The rollout of potential regulations to drastically cut gas-powered vehicle sales in Maine was pushed back by a year because environmental regulators had to delay a key vote after a storm caused widespread power outages.

The Board of Environmental Protection postponed its Dec. 21 vote and won’t reconvene before year’s end. The delay means the proposed rules must be amended to go into effect for vehicles in the 2028 model year instead of the 2027 model year, and also reopened for public comment, said Jeff Crawford, director of the Bureau of Air Quality for the Maine Department of Environmental Protection.

The original proposal would eventually require 82% of new vehicles sold to be considered zero emissions by the 2032 model year. A dozen states have already signed onto California’s standards for boosting electric vehicle sales and reducing traditional vehicle sales to meet climate goals.

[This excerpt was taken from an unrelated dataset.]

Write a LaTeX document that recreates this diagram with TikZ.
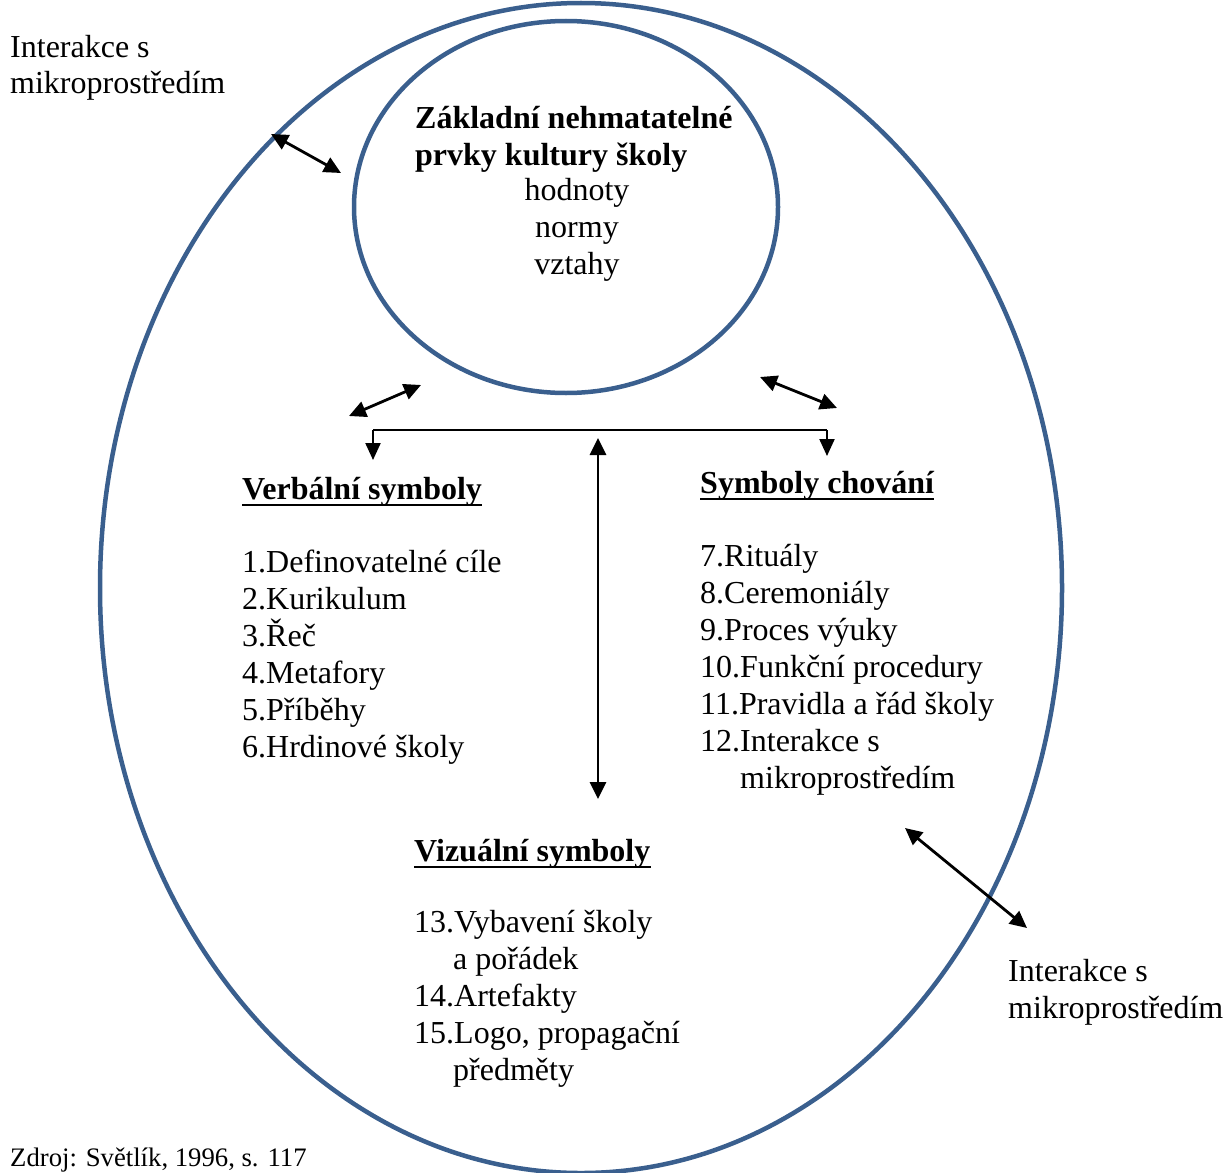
\documentclass[tikz,border=0pt]{standalone}
\usepackage{fontspec}
\setmainfont{Liberation Serif}
\usetikzlibrary{arrows.meta,shapes.geometric}
\definecolor{ringblue}{HTML}{3A5F8E}
\begin{document}
\begin{tikzpicture}[x=1pt,y=-1pt,
  ring/.style={ellipse, draw=ringblue, line width=4.5pt, inner sep=0pt, outer sep=0pt},
  txt/.style={anchor=base west, inner sep=0pt, font=\fontsize{32}{37}\selectfont},
  ctxt/.style={anchor=base, inner sep=0pt, font=\fontsize{32}{37}\selectfont},
  head/.style={anchor=base west, inner sep=0pt, font=\fontsize{32}{37}\selectfont\bfseries},
  small/.style={anchor=base west, inner sep=0pt, font=\fontsize{26.7}{31}\selectfont},
  biarrow/.style={{Triangle[length=17pt,width=16pt]}-{Triangle[length=17pt,width=16pt]}, line width=2.8pt},
  downarrow/.style={-{Triangle[length=17pt,width=15pt]}, line width=2.2pt},
  uline/.style={line width=2.8pt}
]
\useasboundingbox (0,0) rectangle (1225,1172);

% ellipses
\node[ring, minimum width=962pt, minimum height=1170pt] (outer) at (581,588) {};
\node[ring, minimum width=424pt, minimum height=372pt] (core) at (566,207) {};

% top-left label
\node[txt] (tl1) at (10,57) {Interakce s};
\node[txt] (tl2) at (10,93) {mikroprostředím};

% core text
\node[head] (k1) at (415,128) {Základní nehmatatelné};
\node[head] (k2) at (415,165) {prvky kultury školy};
\node[ctxt] (k3) at (577,200) {hodnoty};
\node[ctxt] (k4) at (577,237) {normy};
\node[ctxt] (k5) at (577,274) {vztahy};

% verbal symbols
\node[head] (vh) at (242,499) {Verbální symboly};
\draw[uline] ([yshift=-6pt]vh.base west) -- ([yshift=-6pt]vh.base east);
\node[txt] (v1) at (242,572) {1.Definovatelné cíle};
\node[txt] (v2) at (242,609) {2.Kurikulum};
\node[txt] (v3) at (242,646) {3.Řeč};
\node[txt] (v4) at (242,683) {4.Metafory};
\node[txt] (v5) at (242,720) {5.Příběhy};
\node[txt] (v6) at (242,757) {6.Hrdinové školy};

% behaviour symbols
\node[head] (bh) at (700,493) {Symboly chování};
\draw[uline] ([yshift=-6pt]bh.base west) -- ([yshift=-6pt]bh.base east);
\node[txt] (b7) at (700,566) {7.Rituály};
\node[txt] (b8) at (700,603) {8.Ceremoniály};
\node[txt] (b9) at (700,640) {9.Proces výuky};
\node[txt] (b10) at (700,677) {10.Funkční procedury};
\node[txt] (b11) at (700,714) {11.Pravidla a řád školy};
\node[txt] (b12) at (700,751) {12.Interakce s};
\node[txt] (b12b) at (740,788) {mikroprostředím};

% visual symbols
\node[head] (zh) at (414,861) {Vizuální symboly};
\draw[uline] ([yshift=-6pt]zh.base west) -- ([yshift=-6pt]zh.base east);
\node[txt] (z13) at (414,932) {13.Vybavení školy};
\node[txt] (z13b) at (453,969) {a pořádek};
\node[txt] (z14) at (414,1006) {14.Artefakty};
\node[txt] (z15) at (414,1043) {15.Logo, propagační};
\node[txt] (z15b) at (453,1080) {předměty};

% bottom-right label
\node[txt] (br1) at (1008,981) {Interakce s};
\node[txt] (br2) at (1008,1018) {mikroprostředím};

% source
\node[small] (src) at (10,1166) {Zdroj: Světlík, 1996, s. 117};

% arrow end points
\coordinate (a1s) at (271,134);  \coordinate (a1e) at (341,173);
\coordinate (a2s) at (349,416);  \coordinate (a2e) at (421,385);
\coordinate (a3s) at (760,377);  \coordinate (a3e) at (837,408);
\coordinate (a4s) at (598,438);  \coordinate (a4e) at (598,799);
\coordinate (a5s) at (905,828);  \coordinate (a5e) at (1027,928);
\coordinate (hl) at (373,430);   \coordinate (hr) at (827,430);
\coordinate (dl) at (373,460);   \coordinate (dr) at (827,456);

\draw[biarrow] (a1s) -- (a1e);
\draw[biarrow] (a2s) -- (a2e);
\draw[biarrow] (a3s) -- (a3e);
\draw[biarrow] (a4s) -- (a4e);
\draw[biarrow] (a5s) -- (a5e);
\draw[line width=2.2pt] (hl) -- (hr);
\draw[downarrow] (hl) -- (dl);
\draw[downarrow] (hr) -- (dr);
\end{tikzpicture}
\end{document}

Critics of the environmental regulations were happy to get a second chance to weigh in. Additional public comments are allowed through Feb. 5.

House Republican Leader Billy Bob Faulkingham, an opponent of the proposed regulations, said widespread power outages would've made it difficult to charge electric cars, underscoring the need to reconsider the proposal.

If proponents insist on looking to California for modeling policies, “the next step is to outlaw chainsaws and generators,” he said.

But the Natural Resources Council of Maine, which supports the new rules, noted that climate change likely contributed to the storm and "should serve as a stark reminder that protecting Maine people and Maine’s environment requires decisive action to reduce greenhouse gas emissions."

The proposal followed an unorthodox path using a process by which any Maine resident can submit an agenda item with 150 signatures of registered voters.

That process has been used a handful of times over the years with the Board of Environmental Protection, a citizen board appointed by the governor and confirmed by the state Senate.